No, the Fed now grudgingly accepts higher commodity prices, including higher gold and potentially a weaker dollar, as a necessary evil if we are to prevent a general deflation. Believe it or not, the Fed is now on the side of the gold bugs.

EDIT: Should be noted that this has very negative implications for equities. Deflation and excess capacity mean that the Fed's efforts to split the dollar 2:1 will result in increases in pricing for their inputs (commodities) while their finished products remain under severe price pressures and labor prices remain sticky to higher. If the Fed has its way, the consumer will be spared the undertow, at the continued expense of corporate profitability in all high-capital-content finished goods. The $10 trillion question is whether the feedback in the system is so high due to the degree of leverage that the squeeze on the corporate sector will result in an even larger squeeze on the consumer through layoffs.

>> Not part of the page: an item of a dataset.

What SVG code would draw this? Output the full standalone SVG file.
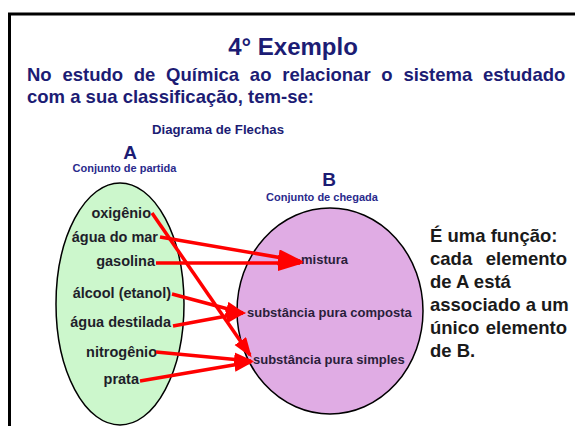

Investment implications: short capital-intensive manufacturers (electronics, autos) and hedge or even go net long basic materials suppliers (gold, silver, oil, food, etc.). Optional services providers should weaken (restaurants, conveniences) but essential services providers should maintain pricing power (healthcare - unless government regulation stamps that out as well). Avoid or short anything liable to take shrapnel from periodic implosions in the financial sector. And, of course, stay short the intermediaries that have foolishly accepted all the risks of the credit bubble: financial guaranty insurers and reinsurers, and above all, MBI.